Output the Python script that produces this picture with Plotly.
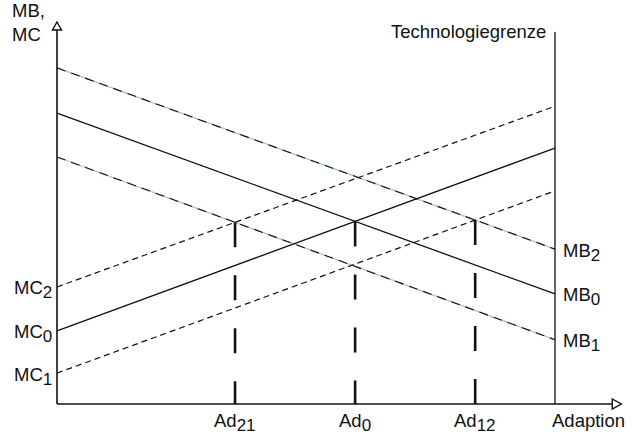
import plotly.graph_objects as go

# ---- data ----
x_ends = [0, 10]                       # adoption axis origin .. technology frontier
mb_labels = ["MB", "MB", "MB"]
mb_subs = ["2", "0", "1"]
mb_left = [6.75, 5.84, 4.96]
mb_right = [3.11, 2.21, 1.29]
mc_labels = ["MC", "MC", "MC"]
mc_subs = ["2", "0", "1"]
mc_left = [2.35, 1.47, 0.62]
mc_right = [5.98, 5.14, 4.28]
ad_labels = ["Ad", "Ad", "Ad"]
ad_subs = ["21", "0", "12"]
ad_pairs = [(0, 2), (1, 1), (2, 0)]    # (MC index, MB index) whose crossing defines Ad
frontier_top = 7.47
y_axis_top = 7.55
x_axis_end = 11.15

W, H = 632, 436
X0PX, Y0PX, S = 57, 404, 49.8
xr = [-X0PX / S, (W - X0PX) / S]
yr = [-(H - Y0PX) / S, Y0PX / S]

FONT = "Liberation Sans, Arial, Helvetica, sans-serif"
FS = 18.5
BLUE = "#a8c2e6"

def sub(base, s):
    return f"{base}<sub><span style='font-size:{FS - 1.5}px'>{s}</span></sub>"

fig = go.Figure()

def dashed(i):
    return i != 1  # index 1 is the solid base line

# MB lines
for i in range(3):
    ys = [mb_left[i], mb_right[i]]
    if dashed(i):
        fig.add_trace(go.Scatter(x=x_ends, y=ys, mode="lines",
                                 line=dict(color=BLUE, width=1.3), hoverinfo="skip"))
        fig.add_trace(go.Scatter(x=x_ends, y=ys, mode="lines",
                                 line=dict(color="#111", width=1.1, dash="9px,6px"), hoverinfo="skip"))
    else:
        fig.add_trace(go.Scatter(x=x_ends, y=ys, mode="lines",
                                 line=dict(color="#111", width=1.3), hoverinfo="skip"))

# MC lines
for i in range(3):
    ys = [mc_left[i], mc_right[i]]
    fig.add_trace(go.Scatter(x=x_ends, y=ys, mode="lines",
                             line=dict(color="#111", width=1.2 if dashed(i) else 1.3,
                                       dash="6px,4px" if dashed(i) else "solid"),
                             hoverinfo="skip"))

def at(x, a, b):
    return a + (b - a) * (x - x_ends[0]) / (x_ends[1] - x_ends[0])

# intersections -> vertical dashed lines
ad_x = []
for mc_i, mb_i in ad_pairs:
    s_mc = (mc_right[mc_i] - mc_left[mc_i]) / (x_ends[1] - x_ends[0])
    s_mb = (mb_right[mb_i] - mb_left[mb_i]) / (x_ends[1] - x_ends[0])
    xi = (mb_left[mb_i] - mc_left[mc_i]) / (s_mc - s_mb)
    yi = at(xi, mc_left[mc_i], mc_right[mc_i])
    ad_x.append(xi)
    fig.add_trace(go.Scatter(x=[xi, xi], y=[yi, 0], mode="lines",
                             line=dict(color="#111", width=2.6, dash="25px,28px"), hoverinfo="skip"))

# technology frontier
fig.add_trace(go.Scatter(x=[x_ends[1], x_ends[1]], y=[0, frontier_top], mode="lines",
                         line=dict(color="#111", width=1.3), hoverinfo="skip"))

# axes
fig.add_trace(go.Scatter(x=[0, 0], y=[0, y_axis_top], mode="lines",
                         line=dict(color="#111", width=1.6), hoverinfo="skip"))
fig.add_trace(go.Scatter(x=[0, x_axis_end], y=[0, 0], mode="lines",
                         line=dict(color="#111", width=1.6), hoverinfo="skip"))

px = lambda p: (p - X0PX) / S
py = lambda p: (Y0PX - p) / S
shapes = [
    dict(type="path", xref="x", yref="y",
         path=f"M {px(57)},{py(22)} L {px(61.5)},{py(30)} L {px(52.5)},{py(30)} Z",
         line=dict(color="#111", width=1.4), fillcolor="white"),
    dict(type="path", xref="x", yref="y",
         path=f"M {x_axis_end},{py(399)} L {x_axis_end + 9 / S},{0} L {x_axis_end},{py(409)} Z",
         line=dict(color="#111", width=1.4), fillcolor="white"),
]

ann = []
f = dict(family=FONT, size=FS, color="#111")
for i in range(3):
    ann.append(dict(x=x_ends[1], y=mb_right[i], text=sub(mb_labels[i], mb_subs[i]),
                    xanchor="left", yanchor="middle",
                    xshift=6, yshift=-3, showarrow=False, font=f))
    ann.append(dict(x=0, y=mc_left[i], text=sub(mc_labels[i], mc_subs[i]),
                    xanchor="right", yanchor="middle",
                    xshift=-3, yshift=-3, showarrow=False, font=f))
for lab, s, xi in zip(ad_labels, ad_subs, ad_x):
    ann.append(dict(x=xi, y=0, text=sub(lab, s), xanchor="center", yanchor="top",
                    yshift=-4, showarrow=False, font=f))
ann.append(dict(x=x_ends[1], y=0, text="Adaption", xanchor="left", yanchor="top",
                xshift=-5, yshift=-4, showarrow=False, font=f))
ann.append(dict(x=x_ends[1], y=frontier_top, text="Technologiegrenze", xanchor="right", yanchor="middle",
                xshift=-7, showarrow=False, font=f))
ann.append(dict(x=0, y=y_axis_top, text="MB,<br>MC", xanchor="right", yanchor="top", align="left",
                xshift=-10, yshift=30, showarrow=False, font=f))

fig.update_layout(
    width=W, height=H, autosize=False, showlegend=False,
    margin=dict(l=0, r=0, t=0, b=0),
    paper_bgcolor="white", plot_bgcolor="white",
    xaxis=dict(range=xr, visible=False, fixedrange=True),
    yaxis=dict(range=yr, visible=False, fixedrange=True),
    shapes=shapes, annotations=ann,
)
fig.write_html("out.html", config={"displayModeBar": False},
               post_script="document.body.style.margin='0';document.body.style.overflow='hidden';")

§

> **Task directions**
Repeat the data exactly, without the pictures.

> **Task output**
Output the Python script that produces this picture with Plotly.
import plotly.graph_objects as go

# ---- data ----
x_ends = [0, 10]                       # adoption axis origin .. technology frontier
mb_labels = ["MB", "MB", "MB"]
mb_subs = ["2", "0", "1"]
mb_left = [6.75, 5.84, 4.96]
mb_right = [3.11, 2.21, 1.29]
mc_labels = ["MC", "MC", "MC"]
mc_subs = ["2", "0", "1"]
mc_left = [2.35, 1.47, 0.62]
mc_right = [5.98, 5.14, 4.28]
ad_labels = ["Ad", "Ad", "Ad"]
ad_subs = ["21", "0", "12"]
ad_pairs = [(0, 2), (1, 1), (2, 0)]    # (MC index, MB index) whose crossing defines Ad
frontier_top = 7.47
y_axis_top = 7.55
x_axis_end = 11.15

W, H = 632, 436
X0PX, Y0PX, S = 57, 404, 49.8
xr = [-X0PX / S, (W - X0PX) / S]
yr = [-(H - Y0PX) / S, Y0PX / S]

FONT = "Liberation Sans, Arial, Helvetica, sans-serif"
FS = 18.5
BLUE = "#a8c2e6"

def sub(base, s):
    return f"{base}<sub><span style='font-size:{FS - 1.5}px'>{s}</span></sub>"

fig = go.Figure()

def dashed(i):
    return i != 1  # index 1 is the solid base line

# MB lines
for i in range(3):
    ys = [mb_left[i], mb_right[i]]
    if dashed(i):
        fig.add_trace(go.Scatter(x=x_ends, y=ys, mode="lines",
                                 line=dict(color=BLUE, width=1.3), hoverinfo="skip"))
        fig.add_trace(go.Scatter(x=x_ends, y=ys, mode="lines",
                                 line=dict(color="#111", width=1.1, dash="9px,6px"), hoverinfo="skip"))
    else:
        fig.add_trace(go.Scatter(x=x_ends, y=ys, mode="lines",
                                 line=dict(color="#111", width=1.3), hoverinfo="skip"))

# MC lines
for i in range(3):
    ys = [mc_left[i], mc_right[i]]
    fig.add_trace(go.Scatter(x=x_ends, y=ys, mode="lines",
                             line=dict(color="#111", width=1.2 if dashed(i) else 1.3,
                                       dash="6px,4px" if dashed(i) else "solid"),
                             hoverinfo="skip"))

def at(x, a, b):
    return a + (b - a) * (x - x_ends[0]) / (x_ends[1] - x_ends[0])

# intersections -> vertical dashed lines
ad_x = []
for mc_i, mb_i in ad_pairs:
    s_mc = (mc_right[mc_i] - mc_left[mc_i]) / (x_ends[1] - x_ends[0])
    s_mb = (mb_right[mb_i] - mb_left[mb_i]) / (x_ends[1] - x_ends[0])
    xi = (mb_left[mb_i] - mc_left[mc_i]) / (s_mc - s_mb)
    yi = at(xi, mc_left[mc_i], mc_right[mc_i])
    ad_x.append(xi)
    fig.add_trace(go.Scatter(x=[xi, xi], y=[yi, 0], mode="lines",
                             line=dict(color="#111", width=2.6, dash="25px,28px"), hoverinfo="skip"))

# technology frontier
fig.add_trace(go.Scatter(x=[x_ends[1], x_ends[1]], y=[0, frontier_top], mode="lines",
                         line=dict(color="#111", width=1.3), hoverinfo="skip"))

# axes
fig.add_trace(go.Scatter(x=[0, 0], y=[0, y_axis_top], mode="lines",
                         line=dict(color="#111", width=1.6), hoverinfo="skip"))
fig.add_trace(go.Scatter(x=[0, x_axis_end], y=[0, 0], mode="lines",
                         line=dict(color="#111", width=1.6), hoverinfo="skip"))

px = lambda p: (p - X0PX) / S
py = lambda p: (Y0PX - p) / S
shapes = [
    dict(type="path", xref="x", yref="y",
         path=f"M {px(57)},{py(22)} L {px(61.5)},{py(30)} L {px(52.5)},{py(30)} Z",
         line=dict(color="#111", width=1.4), fillcolor="white"),
    dict(type="path", xref="x", yref="y",
         path=f"M {x_axis_end},{py(399)} L {x_axis_end + 9 / S},{0} L {x_axis_end},{py(409)} Z",
         line=dict(color="#111", width=1.4), fillcolor="white"),
]

ann = []
f = dict(family=FONT, size=FS, color="#111")
for i in range(3):
    ann.append(dict(x=x_ends[1], y=mb_right[i], text=sub(mb_labels[i], mb_subs[i]),
                    xanchor="left", yanchor="middle",
                    xshift=6, yshift=-3, showarrow=False, font=f))
    ann.append(dict(x=0, y=mc_left[i], text=sub(mc_labels[i], mc_subs[i]),
                    xanchor="right", yanchor="middle",
                    xshift=-3, yshift=-3, showarrow=False, font=f))
for lab, s, xi in zip(ad_labels, ad_subs, ad_x):
    ann.append(dict(x=xi, y=0, text=sub(lab, s), xanchor="center", yanchor="top",
                    yshift=-4, showarrow=False, font=f))
ann.append(dict(x=x_ends[1], y=0, text="Adaption", xanchor="left", yanchor="top",
                xshift=-5, yshift=-4, showarrow=False, font=f))
ann.append(dict(x=x_ends[1], y=frontier_top, text="Technologiegrenze", xanchor="right", yanchor="middle",
                xshift=-7, showarrow=False, font=f))
ann.append(dict(x=0, y=y_axis_top, text="MB,<br>MC", xanchor="right", yanchor="top", align="left",
                xshift=-10, yshift=30, showarrow=False, font=f))

fig.update_layout(
    width=W, height=H, autosize=False, showlegend=False,
    margin=dict(l=0, r=0, t=0, b=0),
    paper_bgcolor="white", plot_bgcolor="white",
    xaxis=dict(range=xr, visible=False, fixedrange=True),
    yaxis=dict(range=yr, visible=False, fixedrange=True),
    shapes=shapes, annotations=ann,
)
fig.write_html("out.html", config={"displayModeBar": False},
               post_script="document.body.style.margin='0';document.body.style.overflow='hidden';")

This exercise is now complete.